Russia has never had the level of safety in its civilian and military nuclear industry we often take for granted. Compare, for example, Chernobyl with Three Mile Island, which still operates today. Nevertheless, losing the Kursk was a huge blow to Russian military prestige. Russia also has 30 civilian nuclear reactors. Chechen separatists have demonstrated an ability to strike deep within Russian on suicide missions. Striking any of these reactors would make an unprecedented statement on a public still mourning the loss of Kursk sailors.

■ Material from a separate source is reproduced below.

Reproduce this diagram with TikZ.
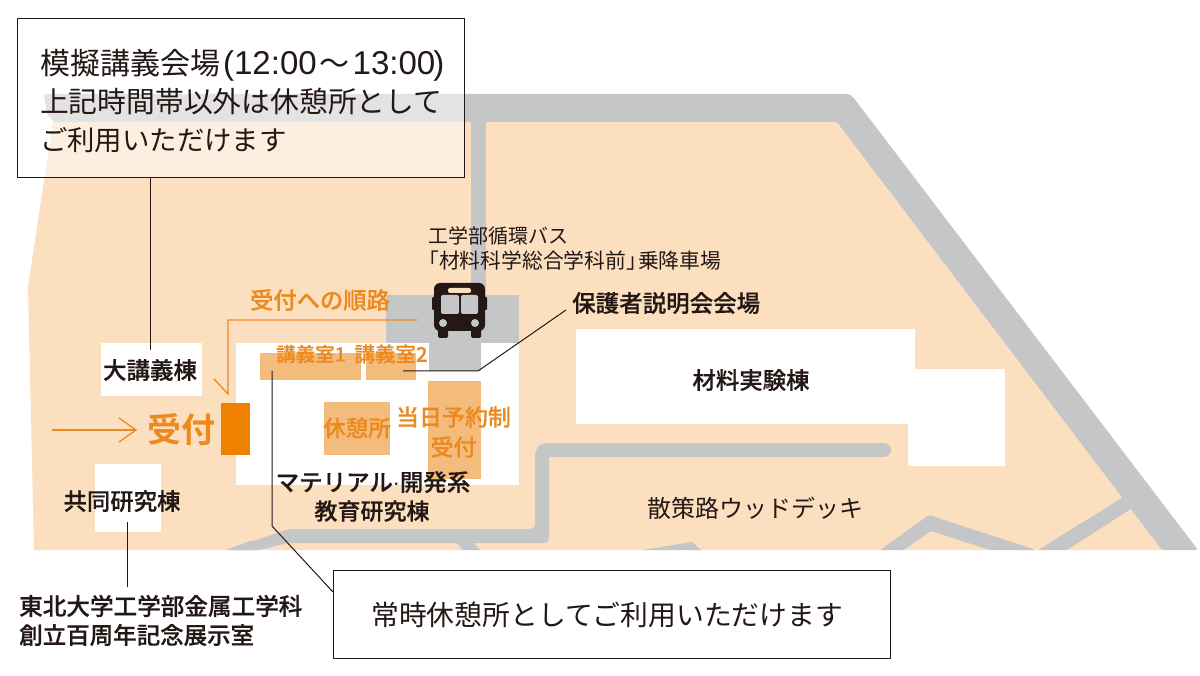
\documentclass[tikz,border=0pt]{standalone}
\usepackage{fontspec}
\newfontfamily\jp{Noto Sans CJK JP}
\newfontfamily\jpm[FakeBold=0.5]{Noto Sans CJK JP Medium}
\newfontfamily\jpb{Noto Sans CJK JP Bold}
\newfontfamily\lat{Liberation Sans}
\definecolor{ground}{HTML}{FBDFBF}
\definecolor{road}{HTML}{C5C6C8}
\definecolor{recep}{HTML}{EE8100}
\definecolor{room}{HTML}{F4BC7C}
\definecolor{otext}{HTML}{EC8A20}
\definecolor{ink}{HTML}{231815}
\tikzset{
  x=1pt,y=-1pt,
  lbl/.style={font=\jp\fontsize{#1}{#1}\selectfont,text=ink,inner sep=0pt,text height=0.88*#1pt,text depth=0.12*#1pt},
  mlbl/.style={font=\jpm\fontsize{#1}{#1}\selectfont,text=ink,inner sep=0pt,text height=0.88*#1pt,text depth=0.12*#1pt},
  olbl/.style={font=\jpm\fontsize{#1}{#1}\selectfont,text=otext,inner sep=0pt,text height=0.88*#1pt,text depth=0.12*#1pt},
  bigolbl/.style={font=\jpb\fontsize{#1}{#1}\selectfont,text=otext,inner sep=0pt,text height=0.88*#1pt,text depth=0.12*#1pt},
  roadfill/.style={fill=road,draw=none,rounded corners=2pt},
  bldg/.style={fill=white,draw=none},
  roomfill/.style={fill=room,draw=none},
  leader/.style={draw=ink,line width=1pt},
  route/.style={draw=otext,line width=1.3pt},
  callout/.style={draw=ink,line width=1.3pt,inner sep=0pt,align=left},
}
\begin{document}
\begin{tikzpicture}
\useasboundingbox (0,0) rectangle (1200,676);
% ground
\fill[ground] (54,115) -- (28,287) -- (34,550) -- (1175,550) -- (840,105) -- cycle;
% roads
\path[roadfill] (44,94) -- (849,94) -- (853,97) -- (1198,550) -- (1162,550) -- (837,122) -- (54,122) -- (47,114) -- cycle;
\fill[road] (471,120) rectangle (486,296);
\path[roadfill] (1122,498) -- (1135,490) -- (1140,503) -- (1067,550) -- (1038,550) -- cycle;
\path[roadfill] (880,550) -- (929,515) -- (1036,550) -- (990,550) -- (931,531) -- (904,550) -- cycle;
\fill[road] (642,550) -- (692,542) -- (701,550) -- cycle;
\path[fill=road,rounded corners=5pt] (226,550) -- (289,529) -- (535,529) -- (535,450) -- (549,450) -- (549,543) -- (287,543) -- (260,550) -- cycle;
\fill[road] (226,550) -- (250,541) -- (270,541) -- (260,550) -- cycle;
\fill[road] (455,541) -- (471,541) -- (480,550) -- (463,550) -- cycle;
\draw[road,line width=14pt,line cap=round,rounded corners=5pt] (542,470) -- (542,450) -- (884,450);
% buildings
\fill[bldg] (101,343) rectangle (202,396);
\fill[bldg] (236,343) rectangle (519,485);
\fill[bldg] (95,464) rectangle (161,532);
\fill[bldg] (576,329) rectangle (915,424);
\fill[bldg] (908,369) rectangle (1005,466);
% bus stop area
\fill[road] (386,295) rectangle (519,343);
\fill[road] (429,343) rectangle (481,371);
% rooms
\fill[roomfill] (260,353) rectangle (361,380);
\fill[roomfill] (366,353) rectangle (416,380);
\fill[roomfill] (324,402) rectangle (390,455);
\fill[roomfill] (428,381) rectangle (481,479);
\fill[recep] (221,403) rectangle (250,455);
% bus icon
\fill[ink,rounded corners=6pt] (434,283) rectangle (485,331);
\fill[ink,rounded corners=1pt] (432,297) rectangle (487,310);
\fill[ink,rounded corners=1.5pt] (438,326) rectangle (448,338);
\fill[ink,rounded corners=1.5pt] (471,326) rectangle (481,338);
\fill[road,rounded corners=2pt] (441,295) rectangle (459,314);
\fill[road,rounded corners=2pt] (461,295) rectangle (478,314);
\fill[ground,rounded corners=2pt] (448,288) rectangle (471,293);
\fill[road] (443,323) circle[radius=4];
\fill[road] (475,323) circle[radius=4];
% callouts
\node[callout,fill=white,fill opacity=.52,text opacity=1,anchor=north west,minimum width=447pt,minimum height=159pt,text width=424pt,
  font=\jp\fontsize{28.8}{38}\selectfont,text=ink] (boxA) at (17,18)
  {\rule{0pt}{32pt}\hskip 11pt {\fontsize{30}{38}\selectfont 模擬講義会場}\hskip 3pt{\lat\fontsize{33}{38}\selectfont(12:00}\hskip 3pt{\fontsize{30}{38}\selectfont〜}\hskip 3pt{\lat\fontsize{33}{38}\selectfont 13:00\hskip -2pt)}\\\hskip 11pt 上記時間帯以外は休憩所として\\\hskip 11pt {\fontsize{27.4}{38}\selectfont ご利用いただけます}};
\node[callout,fill=white,anchor=north west,minimum width=557pt,minimum height=88pt,text=ink,font=\jp\fontsize{27.8}{32}\selectfont] (boxB) at (333,570)
  {常時休憩所としてご利用いただけます\hspace*{10pt}};
% leaders
\coordinate (aEnd) at (150.5,350);
\coordinate (aStart) at (150.5,177);
\draw[leader] (aStart) -- (aEnd);
\coordinate (jA) at (127.5,522);
\coordinate (jB) at (127.5,587);
\draw[leader] (jA) -- (jB);
\coordinate (bA) at (333,592);
\coordinate (bB) at (272,526);
\coordinate (bC) at (272,371);
\draw[leader] (bA) -- (bB) -- (bC);
\coordinate (hA) at (566,310);
\coordinate (hB) at (478,371);
\coordinate (hC) at (403,371);
\draw[leader] (hA) -- (hB) -- (hC);
% routes
\coordinate (rA) at (417,320);
\coordinate (rB) at (228,320);
\coordinate (rC) at (228,394);
\coordinate (rD) at (214,379);
\draw[route,line join=miter] (rA) -- (rB) -- (rC) -- (rD);
\coordinate (uA) at (52,430);
\coordinate (uB) at (136,430);
\coordinate (uC) at (119,418);
\coordinate (uD) at (119,442);
\draw[route] (uA) -- (uB);
\draw[route] (uC) -- (uB) -- (uD);
% labels
\node[lbl=20,anchor=west] (busA) at (428,236) {工学部循環バス};
\node[lbl=20.8,anchor=west] (busB) at (418,261) {「材料科学総合学科前」\hskip-9pt 乗降車場};
\node[mlbl=23.5,anchor=west] (hogo) at (572,303) {保護者説明会会場};
\node[olbl=23.3,anchor=center] (junro) at (320,300) {受付への順路};
\node[olbl=19.5,anchor=center] (r1) at (311,354) {講義室1};
\node[olbl=20.5,anchor=center] (r2) at (391,354) {講義室2};
\node[mlbl=23.5,anchor=center] (dai) at (150,370) {大講義棟};
\node[bigolbl=34,anchor=center] (uke) at (181,430) {受付};
\node[olbl=22.5,anchor=center] (kyu) at (357,428) {休憩所};
\node[olbl=23,anchor=center] (toA) at (453.5,417) {当日予約制};
\node[olbl=23,anchor=center] (toB) at (453.5,447) {受付};
\node[mlbl=23.5,anchor=center] (matA) at (373,482) {マテリアル$\cdot$開発系};
\node[mlbl=23,anchor=center] (matB) at (372,511) {教育研究棟};
\node[mlbl=23.4,anchor=center] (kyo) at (122,501) {共同研究棟};
\node[mlbl=23.6,anchor=west] (toh) at (19,606) {東北大学工学部金属工学科};
\node[mlbl=23.5,anchor=west] (sou) at (19,635) {創立百周年記念展示室};
\node[mlbl=23.4,anchor=center] (zai) at (751,380) {材料実験棟};
\node[lbl=24,anchor=center] (san) at (755,508) {散策路ウッドデッキ};
\end{tikzpicture}
\end{document}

When media elites focus on these three anniversaries, will they report on the nuances of the calculation of risks and rewards? How many Japanese and Americans would have died if the atomic bomb had not convinced the Japanese Empire to surrender? How many nations are living up to NPT? How successful is the civilian nuclear power industry in freeing nations from importing oil or natural gas to fuel turbines? How safe American civilian and military reactors are?
No, probably not. Instead, we can expect quotes from anti-nuclear power advocates, stories about victims of the Hiroshima and Nagasaki bombs and threats of accidents and terrorism.